Please bear with me if you see some repetition of theme in my recent entries. I’m thinking around this one theme, and want to capture each step.
You’ll occasionally hear on the radio that a singer was ‘blessed with a God given voice’, and it was their duty to make the most of it. There is something fundamentally appealing about this kind of declaration, and in a moral sense, there is. I have been gifted with drawing skills that I seldom use, and feel appropriately guilty. It is indeed a waste not to use them more.
But what does a ‘God given voice’ actually mean? There are many ways that a supernatural being might achieve this. He might have endowed you with this voice in your childhood. Or it might have been there from birth.
This makes me wonder whether God did indeed actually make me. But what exactly does that mean?
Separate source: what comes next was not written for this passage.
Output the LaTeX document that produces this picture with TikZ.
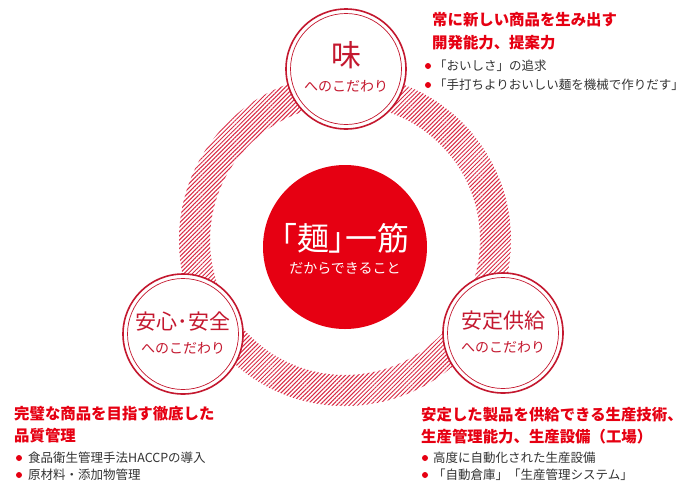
\documentclass[tikz,border=0pt]{standalone}
\usepackage{fontspec}
\newfontfamily\cjk{Noto Sans CJK JP}
\newfontfamily\cjkp[RawFeature=+palt]{Noto Sans CJK JP}
\usetikzlibrary{patterns.meta}
\definecolor{mred}{HTML}{E60012}
\definecolor{dred}{HTML}{C4182F}
\definecolor{ringred}{HTML}{D92B45}
\definecolor{txt}{HTML}{333333}
\tikzset{
  bubble/.style={circle, fill=white, draw=dred, line width=1.6pt, minimum size=120pt, inner sep=0pt},
  bigtxt/.style={font=\cjkp\fontsize{21}{21}\selectfont, text=dred, inner sep=0pt},
  subtxt/.style={font=\cjk\fontsize{14}{14}\selectfont, text=dred, inner sep=0pt},
  head/.style={font=\cjk\bfseries\fontsize{15.4}{15.4}\selectfont, text=mred, anchor=west, inner sep=0pt},
  item/.style={font=\cjk\fontsize{12.5}{12.5}\selectfont, text=txt, anchor=west, inner sep=0pt},
  dot/.style={circle, fill=mred, minimum size=6pt, inner sep=0pt}
}
\begin{document}
\begin{tikzpicture}[x=1pt,y=-1pt]
\useasboundingbox (0,0) rectangle (693,483);
\fill[white] (0,0) rectangle (693,483);
% hatched ring
\fill[pattern={Lines[angle=45,distance=3pt,line width=1pt]}, pattern color=ringred, even odd rule]
  (345,240) circle[radius=166] (345,240) circle[radius=135];
% centre
\node[circle, fill=mred, minimum size=164pt, inner sep=0pt] (core) at (345,247) {};
\node[font=\cjkp\fontsize{32}{32}\selectfont, text=white, inner sep=0pt] (coreT) at (345,238) {「麺」一筋};
\node[font=\cjk\fontsize{14}{14}\selectfont, text=white, inner sep=0pt] (coreS) at (345,268) {だからできること};
% top bubble
\node[bubble] (taste) at (346,69) {};
\draw[dred, line width=0.7pt] (taste.center) circle[radius=55.5];
\node[font=\cjk\fontsize{30}{30}\selectfont, text=dred, inner sep=0pt] (tasteT) at (346,55) {味};
\node[subtxt] (tasteS) at (346,86) {へのこだわり};
% left bubble
\node[bubble] (safe) at (183,334) {};
\draw[dred, line width=0.7pt] (safe.center) circle[radius=55.5];
\node[bigtxt] (safeT) at (183,322) {安心･安全};
\node[subtxt] (safeS) at (183,348) {へのこだわり};
% right bubble
\node[bubble] (supply) at (503,333) {};
\draw[dred, line width=0.7pt] (supply.center) circle[radius=55.5];
\node[bigtxt] (supplyT) at (503,321) {安定供給};
\node[subtxt] (supplyS) at (503,347) {へのこだわり};
% top-right text
\node[head] (h1a) at (432,20) {常に新しい商品を生み出す};
\node[head] (h1b) at (432,43) {開発能力、提案力};
\node[dot] (d1a) at (428,66) {};
\node[item] (i1a) at (434,66) {「おいしさ」の追求};
\node[dot] (d1b) at (428,85) {};
\node[item] (i1b) at (434,85) {「手打ちよりおいしい麺を機械で作りだす」};
% bottom-left text
\node[head] (h2a) at (14,414) {完璧な商品を目指す徹底した};
\node[head] (h2b) at (14,436) {品質管理};
\node[dot] (d2a) at (19,458) {};
\node[item] (i2a) at (28,458) {食品衛生管理手法HACCPの導入};
\node[dot] (d2b) at (19,475) {};
\node[item] (i2b) at (28,475) {原材料・添加物管理};
% bottom-right text
\node[head] (h3a) at (421,415) {安定した製品を供給できる生産技術、};
\node[head] (h3b) at (421,437) {生産管理能力、生産設備（工場）};
\node[dot] (d3a) at (425,458) {};
\node[item] (i3a) at (433,458) {高度に自動化された生産設備};
\node[dot] (d3b) at (425,475) {};
\node[item] (i3b) at (433,475) {「自動倉庫」「生産管理システム」};
\end{tikzpicture}
\end{document}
One of the reasons many theists believe in God is because the sheer magnificance of live on this planet cries out to our senses that it was designed rather than evolved. Even to me this is true. The World just feels too organised, too wonderful, too rich to have simply mechanically evolved without any coordinating party. But I have sufficient understanding of the theory of evolution to rationalise my feelings as simply that.
The crucial aspect of these feelings is that life on the planet feels designed. I emphasise this because there is an enormous difference between design and manufacture. Manufacture is often much less glamorous than design – the construction of my body, one cell at a time would be a highly protracted process.
If God made me, then he presumably constructed my cells and got them working together. But exactly when did he do this? You see, ‘me’ is not just the me that I am today, but it is the me that I was 10 years ago, and will be in 10 years time (if I last that long). I am a constantly changing ‘work in progress’. So either God made me at egg fertilisation time, and let nature take its course, or God is somewhat more involved, working on me as I evolve from an egg to an embryo to a baby and so on.
I want to ask a Christian this question for two reasons. One, to see if they had pondered the subject at all. And two, to see what their answer would be.
You see, the ‘God given voice’ was only operable some years after conception. Did God set the embryonic development in the right direction to result in this voice, or was He more involved? God cannot take too much credit for the former, since embryonic evolution does the work for Him.
If God is involved with us during our own life, working on every cell in our body on a second by second basis, where does He fit in with the mechanical aspect of cellular life, where genetic code governs cellular behaviour? And if He is that involved, then He is actively involved in creating cancerous cells and all manner of other problematic biological shortcomings.